Дилюк проводит рукой по каменному бортику балкона, скользит до ужаса прекрасными длинными пальцами по остаткам от статуй маленьких ангелочков. Мои щеки горят, когда я вспоминаю о нашем, пусть и вынужденном, поцелуе.

— При отце оно было роскошным. По несколько балов за один сезон, только самые знатные гости. Сюда съезжались особы со всего света. Женщины в кринолинах, мужчины в парадных мундирах.

Я следую за ним внутрь: мы в огромной зале, которая, кажется, когда-то была столь же красивой, как и в моем сне. Сейчас же здесь сплошные сплетения паутин, пыль и грязь.

Рука Дилюка красуется в изящном жесте, с пальцев срывается тьма. Она клубится, собирается в неясные очертания слуг, почтительно склонившихся перед ним. Они начинают играть вальс, да так безупречно, будто это живые люди.

— Я не умею танцевать… — тихонько говорю я. — И скорее оттопчу Вам все ноги, нежели получится что-то путное.

Рагнвиндр улыбается, все так же протягивая мне ладонь, — приглашая на вальс.

— Прошу, не отказывайте мне. Я помогу вам.

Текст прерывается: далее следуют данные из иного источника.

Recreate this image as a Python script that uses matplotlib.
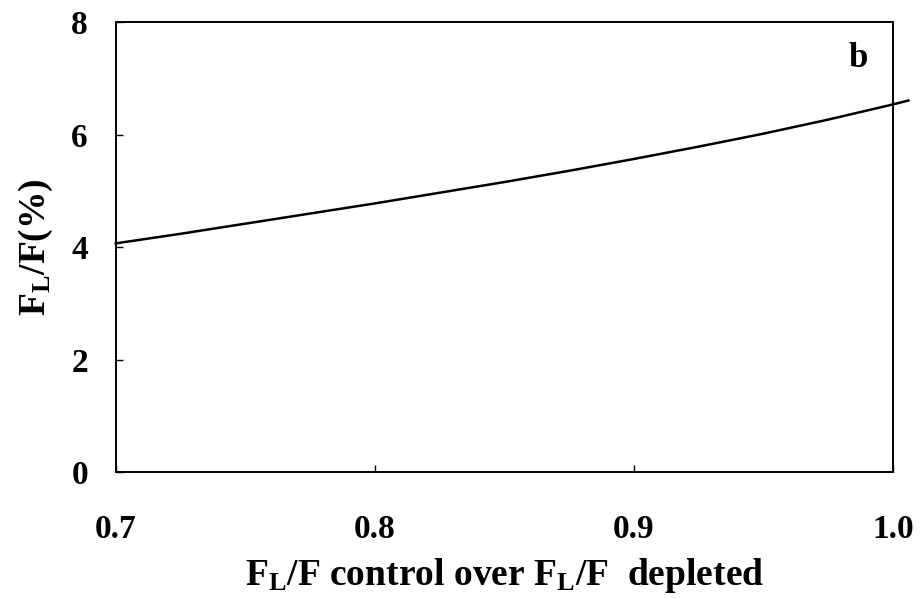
import matplotlib
matplotlib.use("Agg")
import matplotlib.pyplot as plt

# values
ratio = [0.70, 0.725, 0.75, 0.775, 0.80, 0.825, 0.85, 0.875, 0.90, 0.925, 0.95, 0.975, 1.00, 1.006]
fl_pct = [4.07, 4.24, 4.42, 4.60, 4.78, 4.97, 5.16, 5.36, 5.57, 5.79, 6.02, 6.27, 6.54, 6.61]

x_ticks = [0.7, 0.8, 0.9, 1.0]
x_labels = ["0.7", "0.8", "0.9", "1.0"]
y_ticks = [0, 2, 4, 6, 8]

plt.rcParams['font.family'] = ['Liberation Serif', 'DejaVu Serif']
plt.rcParams['font.weight'] = 'bold'
plt.rcParams['mathtext.fontset'] = 'custom'
plt.rcParams['mathtext.rm'] = 'Liberation Serif:bold'
plt.rcParams['mathtext.bf'] = 'Liberation Serif:bold'
plt.rcParams['mathtext.it'] = 'Liberation Serif:bold'

fig = plt.figure(figsize=(9.23, 5.98), dpi=100)
ax = fig.add_axes([0.1254, 0.2102, 0.842, 0.7525])

ax.plot(ratio, fl_pct, color='black', linewidth=1.8, clip_on=False)

ax.set_xlim(0.7, 1.0)
ax.set_ylim(0, 8)
ax.set_xticks(x_ticks)
ax.set_xticklabels(x_labels)
ax.set_yticks(y_ticks)

ax.tick_params(axis='both', direction='in', length=5, width=1, labelsize=24)
ax.tick_params(axis='x', pad=30)
ax.tick_params(axis='y', pad=20)
for lab in ax.get_xticklabels() + ax.get_yticklabels():
    lab.set_fontweight('bold')

for s in ax.spines.values():
    s.set_linewidth(1.4)

ax.set_xlabel(r'$\mathbf{F}_\mathbf{L}$/F control over $\mathbf{F}_\mathbf{L}$/F  depleted',
              fontsize=27, fontweight='bold', labelpad=8)
ax.set_ylabel(r'$\mathbf{F}_\mathbf{L}$/F(%)', fontsize=27, fontweight='bold', labelpad=12)

ax.text(0.955, 0.92, 'b', transform=ax.transAxes, fontsize=25, fontweight='bold',
        ha='center', va='center')

plt.savefig('out.png', dpi=100)
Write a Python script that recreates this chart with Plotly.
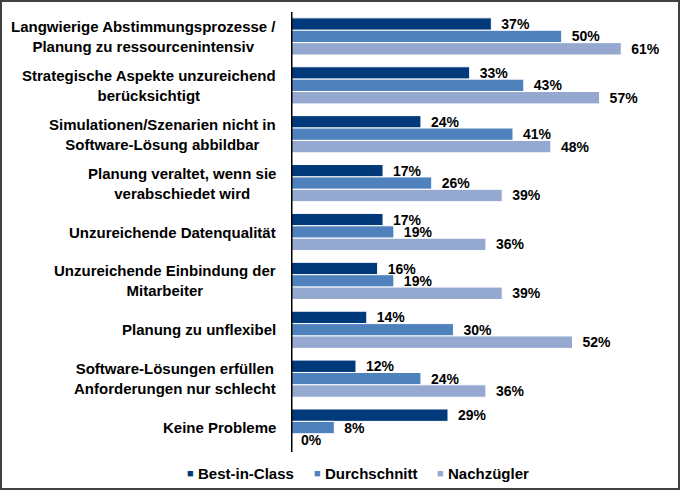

Как будто причина только в моих неуклюжих ногах. Я чувствую, как медленно превращаюсь в квашню от того, что нахожусь рядом с ним. Без сомнения, это не магия замка, это мои тихие воздыхания по его глубокому тембру голоса и горделивой осанке. Одно его прикосновение ко мне, — и я уже готов кинуться ему на шею, потому что колени трясутся так сильно, что невозможно стоять.

И, да, когда он кладет руку на мою талию, я забываю, как дышать. В мыслях на секунду проскакивает напоминание, что он легко может мной управлять.

Ну и что с того? Я бы и без всякого вампирства втюрился бы в него по уши, — мои щеки уже предательски краснеют от того, что я могу думать только о нем.

Мне как-то удается держаться, почти не наступать на его ноги, но от близости я постепенно сгораю. Смотрю на его губы и не сознаю, что говорю.

— Поцелуйте меня.

Его глаза сверкают. Идти на попятную уже поздно, так что у меня есть только один выход: только вперед.

— Не так, как вы целовали меня до этого. Поцелуйте меня так, как одну из девиц, которую вы наверняка водили на этот балкон.

Я склоняюсь к его уху. Тихо шепчу:

— Дилюк, поцелуйте меня так, чтобы я страдал, когда Вы остановитесь.